Bridgetown Brief· Issue № 04

The Floor Beneath the Figures

2-minute read

On 20 April 2026, 54,300 Barbadians received the first payment under the Cost of Living Cash Credit. Each received $100. Of those payments, 29,976 were by direct bank deposit and 24,324 by cheque, mailed to the address on file. The programme was announced in the 2026 Budget, launched officially on 8 April, and is scheduled to run from April 2026 to March 2027. The first-round cost was approximately $5.4 million, or $5.43 million on the exact beneficiary count. If the first-round roll remains unchanged, the annualised cost would be about $65.2 million Barbados dollars. If the programme reaches the 60,000-plus beneficiaries described at launch, the annual cost would be at least $72 million.

The Cost of Living Cash Credit is not a simple welfare payment. It is a fiscal instrument built into the BERT 2026 architecture: $100 per month to NIS and public-sector pensioners with annual income below $50,000, to seniors aged 65 and over without pension income, welfare recipients administered by the Social Empowerment Agency, and special needs grant recipients. Eligibility is narrow by design. The programme is explicitly budgeted money, not an emergency disbursement. The DLP, on 9 April, questioned the funding and demanded safeguards. The government's position is that it sits within the BERT 2026 envelope, which targets a primary surplus of 4.4 per cent of GDP through FY2027/28. Whether the fiscal arithmetic holds will be one of the first questions answered when the Central Bank publishes its quarterly economic review on 29 April. A pensioners' group, speaking in March, welcomed the payment as temporary relief but urged longer-term reform of the pension system. They are right on both counts.

Barbados is not the only Caribbean government facing this calculation, but it is one of the more direct in its approach. Jamaica's PATH programme provides targeted transfers to approximately 350,000 beneficiaries. Trinidad and Tobago has leaned more heavily on fuel subsidies, a method that benefits higher-income households proportionally more than lower-income ones. The COLCC's narrow eligibility reflects a specific choice: concentrate the payment where spending pressure is highest, rather than distributing it more broadly and more thinly. That discipline matters in a fiscal environment where every dollar spent on transfers is a dollar not available for the primary balance. The International Labour Organisation's Caribbean policy framework notes that roughly one in three tourism-adjacent jobs across the region is low-paid and seasonal. When energy prices rise and stay-over arrivals slow, those workers absorb the shock first.

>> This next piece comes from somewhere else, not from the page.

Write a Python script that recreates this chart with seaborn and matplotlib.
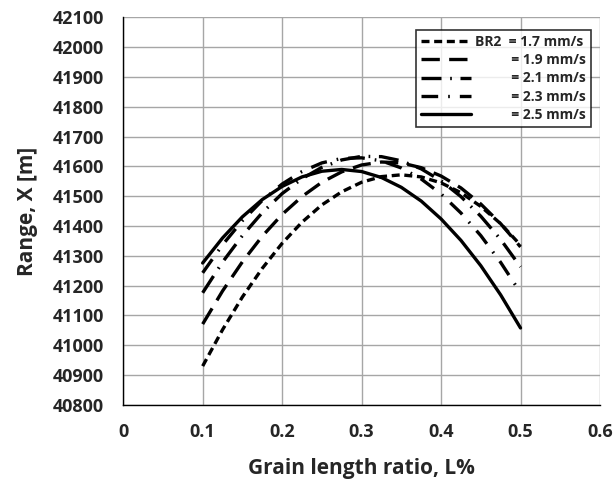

A $100 monthly payment does not reverse that. It limits how far the most exposed households fall. That is not the same as recovery. It is the precondition for it.

The quarterly review on 29 April will cover economic growth, debt-to-GDP, international reserves, inflation, unemployment, and the outlook for the rest of 2026. Those are the instruments of macro analysis and they matter. But the 54,300 payments issued on 20 April are also data. They are the government's own read of who this recovery has not yet fully reached. Watch both sets of numbers with equal attention.